My husband and I moved to China in 2011. Our plane landed in Beijing almost five weeks after our wedding day. Back then we were wide-eyed twenty-something year olds with little cash and lots of adventure. Fast forward some years and we find ourselves parenting three children who were all born in Beijing – our precious souvenirs that will forever remind us of our season in the Middle Kingdom.
Living in China is both a blessing and a challenge. It’s a culturally-rich land that places true value on family and reveres the elderly. China is also an entrepreneur’s paradise. Opportunities to self-improve and generate income abound. And yet, China is a country that does not accept outsiders into the fold. Being born and raised in China and mastering the language isn’t enough. If your face (or race) doesn’t fit, you’ll never be considered Chinese. Regardless of how long you reside in China, you’ll always be referred to as ‘wàiguó rén’ (foreigner).
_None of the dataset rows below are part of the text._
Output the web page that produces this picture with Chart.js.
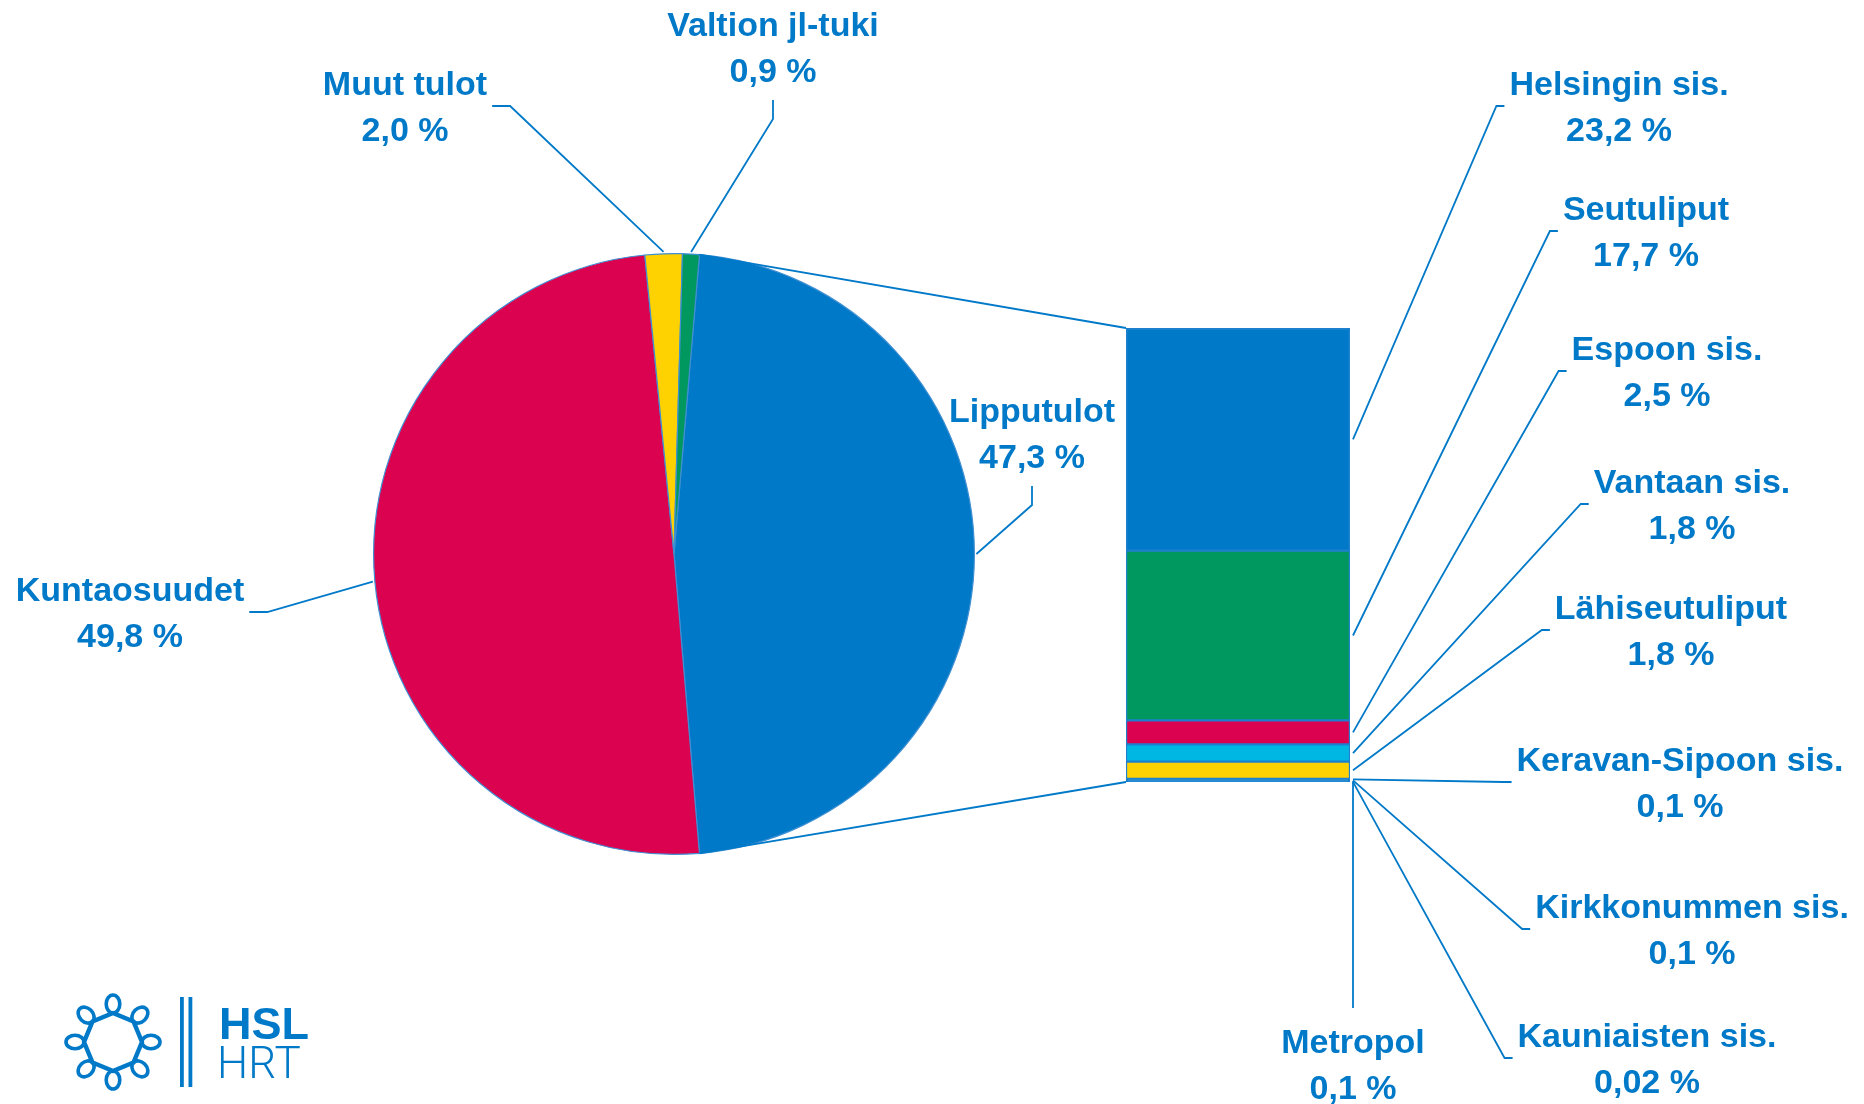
<!DOCTYPE html>
<html>
<head>
<meta charset="utf-8">
<script src="https://cdn.jsdelivr.net/npm/chart.js@4.4.1/dist/chart.umd.min.js"></script>
<style>
    body { margin: 0; background: #fff; }
    #wrap { position: relative; width: 1864px; height: 1104px; }
    #wrap canvas { position: absolute; left: 0; top: 0; }
</style>
</head>
<body>
<div id="wrap">
    <canvas id="pieChart" width="1864" height="1104"></canvas>
    <canvas id="barChart" width="1864" height="1104"></canvas>
</div>
<script>
// pie: revenue split
var pieLabels = ["Lipputulot", "Kuntaosuudet", "Muut tulot", "Valtion jl-tuki"];
var pieValues = [47.3, 49.8, 2.0, 0.9];
var pieColors = ["#0079C8", "#DB024F", "#FED100", "#00985F"];

// bar: ticket revenue broken down
var barLabels = ["Helsingin sis.", "Seutuliput", "Espoon sis.", "Vantaan sis.", "Lähiseutuliput",
    "Keravan-Sipoon sis.", "Kirkkonummen sis.", "Metropol", "Kauniaisten sis."];
var barValues = [23.2, 17.7, 2.5, 1.8, 1.8, 0.1, 0.1, 0.1, 0.02];
var barColors = ["#0079C8", "#00985F", "#DB024F", "#00B7E3", "#FED100", "#0079C8", "#0079C8", "#0079C8", "#0079C8"];

// label placement: [center x, first line y, side where the leader line attaches]
var pieLabelPos = [[1032, 410, "bottom"], [130, 589, "right"], [405, 83, "right"], [773, 24, "bottom"]];
var barLabelPos = [[1619, 83, "left"], [1646, 208, "left"], [1667, 348, "left"], [1692, 481, "left"],
    [1671, 607, "left"], [1680, 759, "left"], [1692, 906, "left"], [1353, 1041, "top"], [1647, 1035, "left"]];

var BLUE = "#0079C8";
var FONT = "bold 34px 'Liberation Sans', Arial, sans-serif";
var LINE_GAP = 46;
var TEXT_SHIFT = 3;

function sum(arr) {
    var s = 0;
    for (var i = 0; i < arr.length; i++) s += arr[i];
    return s;
}

function pct(v) {
    return (v < 0.05 ? v.toFixed(2) : v.toFixed(1)).replace(".", ",") + " %";
}

//-------------
//- PIE CHART -
//-------------
var pieTotal = sum(pieValues);
var pieChart = new Chart(document.getElementById("pieChart"), {
    type: "pie",
    data: {
        labels: pieLabels,
        datasets: [{
            data: pieValues,
            backgroundColor: pieColors,
            borderColor: "#3f8fd2",
            borderWidth: 1.2
        }]
    },
    options: {
        responsive: false,
        animation: false,
        // split slice faces the bar
        rotation: 90 - pieValues[0] / pieTotal * 180,
        layout: { padding: { left: 373, right: 889, top: 253, bottom: 249 } },
        plugins: { legend: { display: false }, tooltip: { enabled: false } }
    }
});

// draws a two line label and its leader line
function drawLabel(ctx, title, value, pos, sx, sy) {
    var cx = pos[0], cy = pos[1], side = pos[2];
    ctx.font = FONT;
    ctx.fillStyle = BLUE;
    ctx.textAlign = "center";
    ctx.textBaseline = "middle";
    ctx.fillText(title, cx, cy + TEXT_SHIFT);
    ctx.fillText(pct(value), cx, cy + LINE_GAP + TEXT_SHIFT);
    var w = Math.max(ctx.measureText(title).width, ctx.measureText(pct(value)).width);
    var mid = cy + LINE_GAP / 2;
    var elbow, end;
    if (side == "left") {
        end = [cx - w / 2 - 5, mid];
        elbow = [cx - w / 2 - 13, mid];
    } else if (side == "right") {
        end = [cx + w / 2 + 5, mid];
        elbow = [cx + w / 2 + 23, mid];
    } else if (side == "bottom") {
        end = [cx, cy + LINE_GAP + 30];
        elbow = [cx, cy + LINE_GAP + 49];
    } else {
        end = [cx, cy - 33];
        elbow = end;
    }
    ctx.beginPath();
    ctx.moveTo(sx, sy);
    ctx.lineTo(elbow[0], elbow[1]);
    ctx.lineTo(end[0], end[1]);
    ctx.stroke();
}

function drawLogo(ctx) {
    var cx = 113, cy = 1042;
    ctx.save();
    ctx.strokeStyle = BLUE;
    ctx.fillStyle = BLUE;
    ctx.lineWidth = 4.5;
    ctx.lineJoin = "round";
    ctx.beginPath();
    for (var k = 0; k < 8; k++) {
        var a = -Math.PI / 2 + k * Math.PI / 4;
        var px = cx + Math.cos(a) * 29, py = cy + Math.sin(a) * 29;
        if (k == 0) ctx.moveTo(px, py); else ctx.lineTo(px, py);
    }
    ctx.closePath();
    ctx.stroke();
    ctx.lineWidth = 3.6;
    for (var k = 0; k < 8; k++) {
        var a = -Math.PI / 2 + k * Math.PI / 4;
        ctx.beginPath();
        ctx.ellipse(cx + Math.cos(a) * 38, cy + Math.sin(a) * 38, 9, 6.8, a, 0, Math.PI * 2);
        ctx.stroke();
    }
    ctx.fillRect(180, 997, 3.8, 90);
    ctx.fillRect(188.5, 997, 3.8, 90);
    ctx.textAlign = "left";
    ctx.textBaseline = "alphabetic";
    ctx.font = "bold 45px 'Liberation Sans', Arial, sans-serif";
    ctx.fillText("HSL", 219, 1039);
    ctx.font = "300 44px Roboto, 'Liberation Sans', sans-serif";
    ctx.fillText("HRT", 217, 1078);
    ctx.restore();
}

var overlay = {
    id: "overlay",
    afterDraw: function(chart) {
        var ctx = chart.ctx;
        var area = chart.chartArea;
        var arcs = pieChart.getDatasetMeta(0).data;
        ctx.save();
        ctx.strokeStyle = BLUE;
        ctx.lineWidth = 1.8;

        // series lines from the split slice to the bar
        var blue = arcs[0];
        var r = blue.outerRadius;
        ctx.beginPath();
        ctx.moveTo(blue.x + Math.cos(blue.startAngle) * r, blue.y + Math.sin(blue.startAngle) * r);
        ctx.lineTo(area.left, area.top);
        ctx.moveTo(blue.x + Math.cos(blue.endAngle) * r, blue.y + Math.sin(blue.endAngle) * r);
        ctx.lineTo(area.left, area.bottom);
        ctx.stroke();

        // pie labels
        for (var i = 0; i < arcs.length; i++) {
            var arc = arcs[i];
            var m = (arc.startAngle + arc.endAngle) / 2;
            var sx = arc.x + Math.cos(m) * (arc.outerRadius + 2);
            var sy = arc.y + Math.sin(m) * (arc.outerRadius + 2);
            drawLabel(ctx, pieLabels[i], pieValues[i], pieLabelPos[i], sx, sy);
        }

        // bar labels
        for (var i = 0; i < barValues.length; i++) {
            var el = chart.getDatasetMeta(i).data[0];
            var sx = el.x + el.width / 2 + 3;
            var sy = Math.min((el.y + el.base) / 2, area.bottom);
            drawLabel(ctx, barLabels[i], barValues[i], barLabelPos[i], sx, sy);
        }
        ctx.restore();
        drawLogo(ctx);
    }
};

//-------------
//- BAR CHART -
//-------------
var barDatasets = [];
for (var i = 0; i < barValues.length; i++) {
    barDatasets.push({
        label: barLabels[i],
        data: [barValues[i]],
        backgroundColor: barColors[i],
        borderColor: "#1f7fcf",
        borderWidth: 1.5,
        borderSkipped: false,
        barPercentage: 1,
        categoryPercentage: 1
    });
}
var barChart = new Chart(document.getElementById("barChart"), {
    type: "bar",
    data: { labels: [""], datasets: barDatasets },
    options: {
        responsive: false,
        animation: false,
        layout: { padding: { left: 1126, right: 514, top: 328, bottom: 322 } },
        scales: {
            x: { stacked: true, display: false },
            y: { stacked: true, display: false, reverse: true, min: 0, max: sum(barValues) }
        },
        plugins: { legend: { display: false }, tooltip: { enabled: false } }
    },
    plugins: [overlay]
});
</script>
</body>
</html>
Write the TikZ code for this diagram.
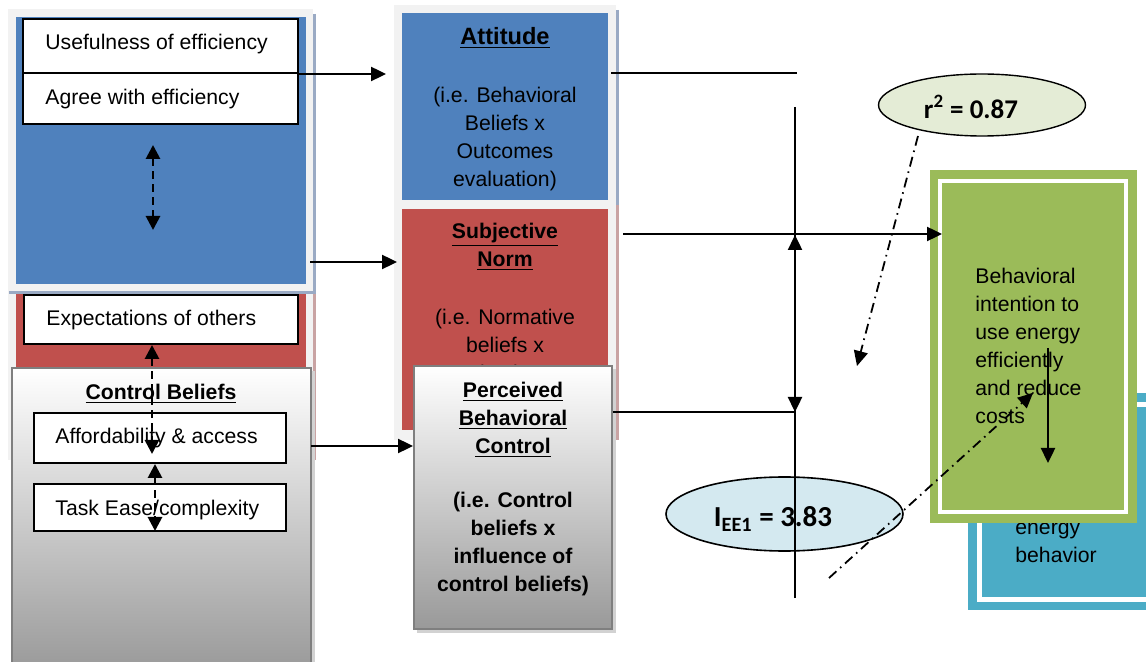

In China people love to ask foreigners, “Where are you from?” I’ve been asked this question countless times. Although I find this loaded question irritating, I’m conscious that being asked this question as an adult is very different from being asked this question as a child. I’m a grown woman with an unwavering sense of self and a strong sense of identity. On the other hand, my children are in their formative years and still figuring out their place in the world. And so, as my children mature and learn to navigate the “Where are you from?” question for themselves, I wonder about the response they will give.